On Wednesday 15 July 2015 11:18:31 Bamvor Zhang Jian wrote:
Hi, Arnd
On 07/09/2015 06:26 PM, Arnd Bergmann wrote:
On Thursday 09 July 2015 17:02:47 Bamvor Zhang Jian wrote:
On 07/09/2015 04:09 AM, John Stultz wrote:
On Mon, Jun 29, 2015 at 7:23 AM, Bamvor Zhang Jian bamvor.zhangjian@linaro.org wrote:
+int get_timeval64(struct timeval64 *tv,
const struct __kernel_timeval __user *utv)
+{
struct __kernel_timeval ktv;
int ret;
ret = copy_from_user(&ktv, utv, sizeof(ktv));
if (ret)
return -EFAULT;
tv->tv_sec = ktv.tv_sec;
if (!IS_ENABLED(CONFIG_64BIT)
+#ifdef CONFIG_COMPAT
|| is_compat_task()
+#endif
These sorts of ifdefs are to be avoided inside of functions.

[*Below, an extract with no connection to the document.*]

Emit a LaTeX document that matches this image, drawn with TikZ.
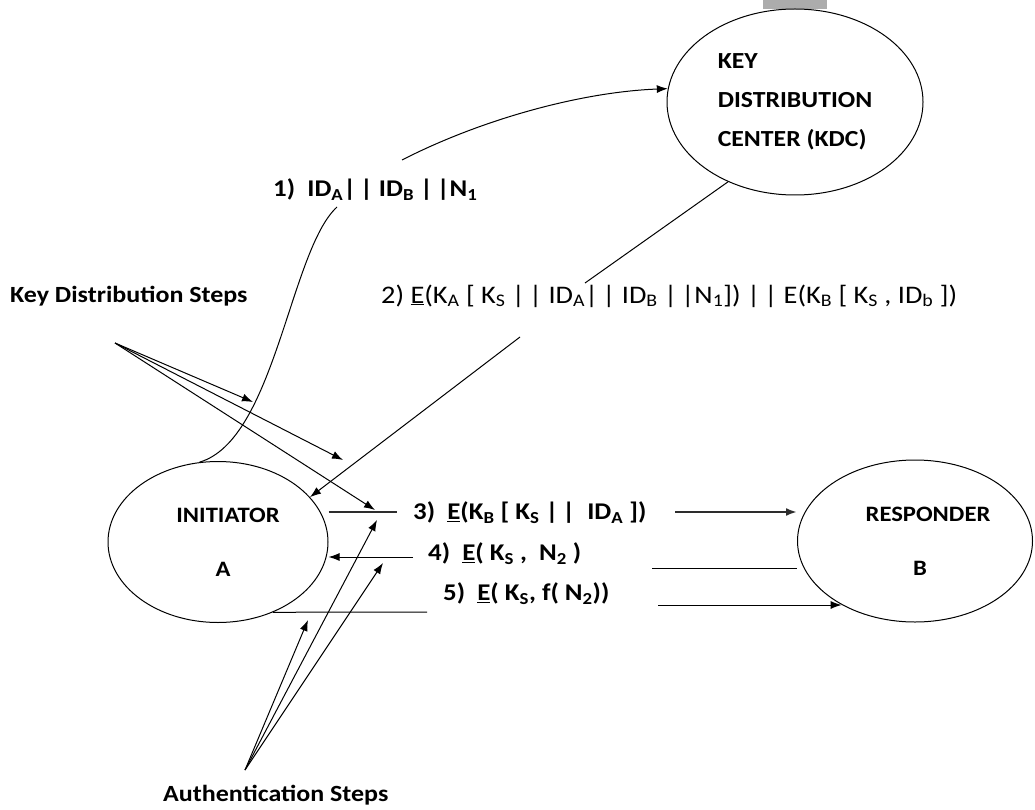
\documentclass[tikz,border=0pt]{standalone}
\usepackage{fontspec}
\setmainfont{Carlito}[FakeStretch=1.12]
\usetikzlibrary{shapes.geometric,arrows.meta}

\newcommand{\sbs}[1]{\textsubscript{#1}}
\newcommand{\ulE}{\underline{E}}

\tikzset{
  party/.style={draw,ellipse,line width=1pt,inner sep=0pt,align=center,
    font=\fontsize{22}{54}\selectfont\bfseries},
  lbl/.style={anchor=west,inner sep=0pt,font=\fontsize{24}{26}\selectfont\bfseries},
  lblthin/.style={anchor=west,inner sep=0pt,font=\fontsize{25.3}{26}\selectfont},
  note/.style={lbl,font=\fontsize{23.2}{26}\selectfont\bfseries},
  wire/.style={line width=1pt},
  tip/.style={wire,-{Latex[length=11pt,width=8pt]}},
  heavy/.style={line width=2.8pt,gray!35!black},
}

\begin{document}
\begin{tikzpicture}[x=1pt,y=-1pt]
  \useasboundingbox (0,0) rectangle (1035,810);
  \fill[gray!65] (763,0) rectangle (827,9);
  % Parties
  \node[party,minimum width=256pt,minimum height=186pt,align=left,
    font=\fontsize{23}{39}\selectfont\bfseries] (kdc) at (795,102)
    {KEY\\DISTRIBUTION\\CENTER (KDC)};
  \node[party,minimum width=220pt,minimum height=161pt] (ini) at (218,542)
    {\hspace*{20pt}INITIATOR\\\hspace*{10pt}A};
  \node[party,minimum width=235pt,minimum height=162pt] (resp) at (915,541)
    {\hspace*{26pt}RESPONDER\\\hspace*{10pt}B};
  % Messages
  \node[lbl] (lab1) at (273,190) {1)\ \ ID\sbs{A}|\,| ID\sbs{B} |\,|N\sbs{1}};
  \node[lblthin] (lab2) at (381,296)
    {2) \ulE(K\sbs{A} [ K\sbs{S} |\,| ID\sbs{A}|\,| ID\sbs{B} |\,|N\sbs{1}]) |\,| E(K\sbs{B} [ K\sbs{S} , ID\sbs{b} ])};
  \node[lbl] (lab3) at (413,513) {3)\ \ \ulE(K\sbs{B} [ K\sbs{S} |\,|\ \ ID\sbs{A} ])};
  \node[lbl] (lab4) at (428,554) {4)\ \ \ulE(\ K\sbs{S} ,\ \ N\sbs{2} )};
  \node[lbl] (lab5) at (443,594) {5)\ \ \ulE( K\sbs{S}, f( N\sbs{2}))};
  \node[note] (kds) at (10,296) {Key Distribution Steps};
  \node[note] (auth) at (163,795) {Authentication Steps};
  % Gaps where the labels cut the lines
  \coordinate (m1a) at (337,207);
  \coordinate (m1b) at (402,160);
  \coordinate (m2a) at (585,283);
  \coordinate (m2b) at (520,337);
  \coordinate (m3a) at (397,512);
  \coordinate (m3b) at (675,512);
  \coordinate (m4a) at (413,557);
  \coordinate (m4b) at (652,568);
  \coordinate (m5a) at (427,612);
  \coordinate (m5b) at (658,605);
  % 1)
  \draw[wire] (ini.103) .. controls (275,440) and (290,250) .. (m1a);
  \draw[tip] (m1b) .. controls (480,120) and (580,92) .. (kdc.174);
  % 2)
  \draw[wire] (kdc.230) -- (m2a);
  \draw[tip] (m2b) -- (ini.26);
  % 3)
  \draw[heavy] (ini.east |- m3a) -- (m3a);
  \draw[heavy,-{Latex[length=11pt,width=8pt]}] (m3b) -- (resp.west |- m3b);
  % 4)
  \draw[tip] (m4a) -- (ini.east |- m4a);
  \draw[wire] (m4b) -- (resp.west |- m4b);
  % 5)
  \draw[wire] (ini.-52) -- (m5a);
  \draw[tip] (m5b) -- (m5b -| resp.-139);
  % Step pointers
  \coordinate (kd) at (115,343);
  \coordinate (au) at (245,770);
  \foreach \p in {(253,402),(343,460),(375,510)}
    \draw[tip] (kd) -- \p;
  \foreach \p in {(308,620),(377,520),(383,563)}
    \draw[tip] (au) -- \p;
\end{tikzpicture}
\end{document}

Instead, it seems is_compat_task() should be defined to 0 in the !CONFIG_COMPAT case, so you can avoid the ifdefs and the compiler can still optimize it out.
I add this ifdef because I got compile failure on arm platform. This file do not include the <linux/compat.h> directly. And in arm64, compat.h is included implicitily. So, I am not sure what I should do here. Include <linux/compat.h> in this file directly or add a this check at the beginning of this file?
#ifndef is_compat_task #define is_compat_task() (0) #endif
Actually I think we can completely skip this test here: Unlike timespec, timeval is defined in a way that always lets user space use a 64-bit type for the microsecond portion (suseconds_t tv_usec).
I do not familar with this type. I grep the suseconds_t in glibc, it seems that suseconds_t(__SUSECONDS_T_TYPE) is defined as __SYSCALL_SLONG_TYPE which is __SLONGWORD_TYPE(32bit on 32bit architecture).
Correct, but POSIX allows it to be redefined along with time_t, so timeval can be a pair of 64-bit values. In contrast, timespec is required by POSIX (and C11) to be a time_t and a 'long', which is why we need a hack to check the size of the second word of the timespec structure.